Besides, Germans, Americans, and people everywhere who turn to cash or cryptocurrency to preserve their privacy owe nobody apologies because somebody else uses it to engage in "illegal activity."
Not to mention that the words "illegal activity" cover a lot of ground here. For those of us who have seen some jurisdictions legalize long-demonized marijuana while others turn gun owners into overnight felons, it's obvious that the term, in this case, just refers to the prejudices of whichever band of political bandits has temporarily gained control of the law-making apparatus and wants to ban trade in disapproved goods and services. If there were actual victims who could file complaints, the government wouldn't need stepped-up surveillance.

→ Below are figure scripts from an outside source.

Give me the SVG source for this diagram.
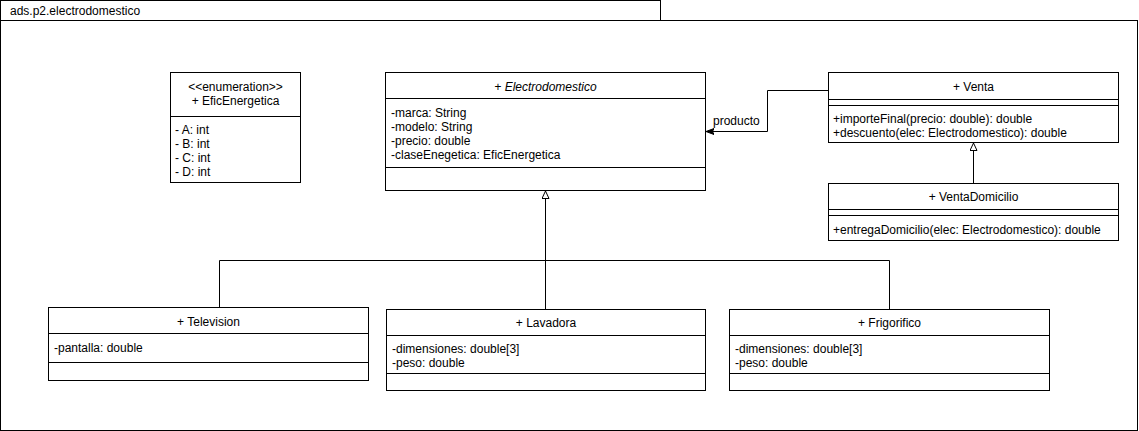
<svg xmlns="http://www.w3.org/2000/svg" width="1139" height="431" viewBox="0 0 1139 431">
<style>
text{font-family:"Liberation Sans",Arial,sans-serif;font-size:12px;fill:#000}
.c{text-anchor:middle}
.box{fill:#fff;stroke:#000;stroke-width:1}
.div{stroke:#000;stroke-width:1;fill:none}
.ln{stroke:#000;stroke-width:1;fill:none}
</style>
<defs>
<marker id="tri" viewBox="0 0 8 8" refX="8" refY="4" markerWidth="8" markerHeight="8" markerUnits="userSpaceOnUse" orient="auto">
<path d="M0.5,0.5 L8,4 L0.5,7.5 Z" fill="#fff" stroke="#000" stroke-width="1"/>
</marker>
<marker id="arr" viewBox="0 0 8 8" refX="8" refY="4" markerWidth="8" markerHeight="8" markerUnits="userSpaceOnUse" orient="auto">
<path d="M0,1 L8,4 L0,7 L1.5,4 Z" fill="#000" stroke="#000" stroke-width="1"/>
</marker>
</defs>
<g id="package">
<rect x="0.5" y="0.5" width="660" height="20" class="box"/>
<rect x="0.5" y="20.5" width="1137" height="410" class="box"/>
<text x="10" y="15">ads.p2.electrodomestico</text>
</g>
<g id="connectors">
<polyline class="ln" points="828,90.5 767.5,90.5 767.5,131.5 706,131.5" marker-end="url(#arr)"/>
<text x="713" y="125">producto</text>
<polyline class="ln" points="973.5,183 973.5,143" marker-end="url(#tri)"/>
<polyline class="ln" points="545.5,309 545.5,191" marker-end="url(#tri)"/>
<polyline class="ln" points="219.5,307 219.5,260.5 889.5,260.5 889.5,309"/>
</g>
<g id="EficEnergetica">
<rect x="170.5" y="72.5" width="130" height="110" class="box"/>
<line x1="170.5" y1="116.5" x2="300.5" y2="116.5" class="div"/>
<text x="235.5" y="91" class="c">&lt;&lt;enumeration&gt;&gt;</text>
<text x="235.5" y="105" class="c">+ EficEnergetica</text>
<text x="175" y="134">- A: int</text>
<text x="175" y="148">- B: int</text>
<text x="175" y="162">- C: int</text>
<text x="175" y="176">- D: int</text>
</g>
<g id="Electrodomestico">
<rect x="385.5" y="72.5" width="320" height="118" class="box"/>
<line x1="385.5" y1="98.5" x2="705.5" y2="98.5" class="div"/>
<line x1="385.5" y1="167.5" x2="705.5" y2="167.5" class="div"/>
<text x="545.5" y="91" class="c" font-style="italic">+ Electrodomestico</text>
<text x="391" y="117">-marca: String</text>
<text x="391" y="131">-modelo: String</text>
<text x="391" y="145">-precio: double</text>
<text x="391" y="159">-claseEnegetica: EficEnergetica</text>
</g>
<g id="Venta">
<rect x="828.5" y="72.5" width="290" height="70" class="box"/>
<line x1="828.5" y1="99.5" x2="1118.5" y2="99.5" class="div"/>
<line x1="828.5" y1="105.5" x2="1118.5" y2="105.5" class="div"/>
<text x="973.5" y="91" class="c">+ Venta</text>
<text x="833" y="123">+importeFinal(precio: double): double</text>
<text x="833" y="137">+descuento(elec: Electrodomestico): double</text>
</g>
<g id="VentaDomicilio">
<rect x="828.5" y="183.5" width="290" height="57" class="box"/>
<line x1="828.5" y1="209.5" x2="1118.5" y2="209.5" class="div"/>
<line x1="828.5" y1="215.5" x2="1118.5" y2="215.5" class="div"/>
<text x="973.5" y="201" class="c">+ VentaDomicilio</text>
<text x="833" y="234">+entregaDomicilio(elec: Electrodomestico): double</text>
</g>
<g id="Television">
<rect x="48.5" y="307.5" width="320" height="73" class="box"/>
<line x1="48.5" y1="333.5" x2="368.5" y2="333.5" class="div"/>
<line x1="48.5" y1="362.5" x2="368.5" y2="362.5" class="div"/>
<text x="208.5" y="326" class="c">+ Television</text>
<text x="54" y="352">-pantalla: double</text>
</g>
<g id="Lavadora">
<rect x="386.5" y="309.5" width="319" height="81" class="box"/>
<line x1="386.5" y1="335.5" x2="705.5" y2="335.5" class="div"/>
<line x1="386.5" y1="373.5" x2="705.5" y2="373.5" class="div"/>
<text x="546" y="327" class="c">+ Lavadora</text>
<text x="392" y="353">-dimensiones: double[3]</text>
<text x="392" y="367">-peso: double</text>
</g>
<g id="Frigorifico">
<rect x="729.5" y="309.5" width="320" height="81" class="box"/>
<line x1="729.5" y1="335.5" x2="1049.5" y2="335.5" class="div"/>
<line x1="729.5" y1="373.5" x2="1049.5" y2="373.5" class="div"/>
<text x="889.5" y="327" class="c">+ Frigorifico</text>
<text x="735" y="353">-dimensiones: double[3]</text>
<text x="735" y="367">-peso: double</text>
</g>
</svg>
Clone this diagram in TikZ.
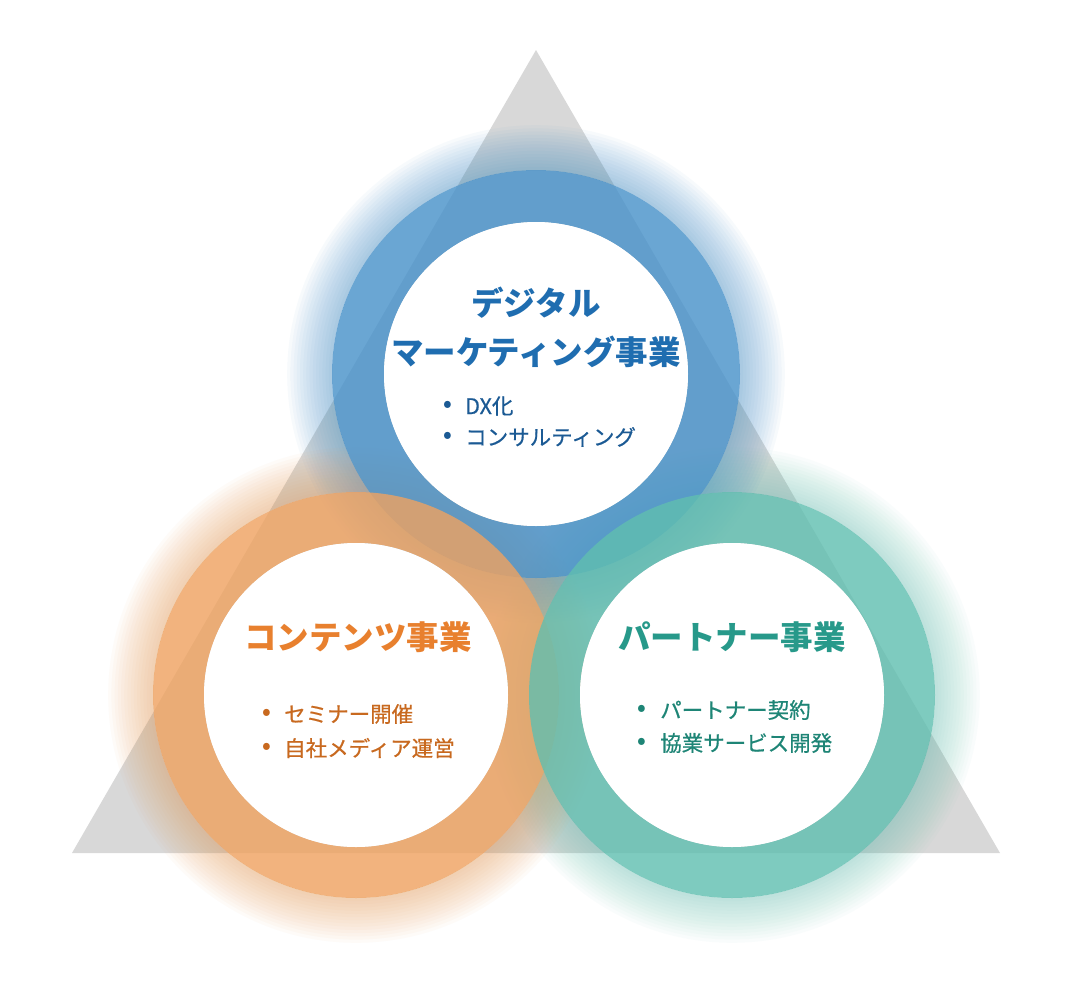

Cash and cryptocurrencies also let people exclude private intermediaries from their transactions, as Andrea O'Sullivan pointed out for Reason in February. Banks and other payment services "can flat out refuse to clear any transaction at any time. Maybe they maintain a blacklist of parties or goods for which they will not transfer funds. In the past, governments pressured companies to maintain blacklists. These days, we are seeing more intermediaries build blacklists of their own accord based on things like the political values of their employees."
Basically, cryptocurrency extends the freedom that cash gives us to engage in deals without seeking third-party approval. If Trump and other busybodies don't want us to have the freedom to buy and sell without their approval, that's an indictment of them, not of our chosen money.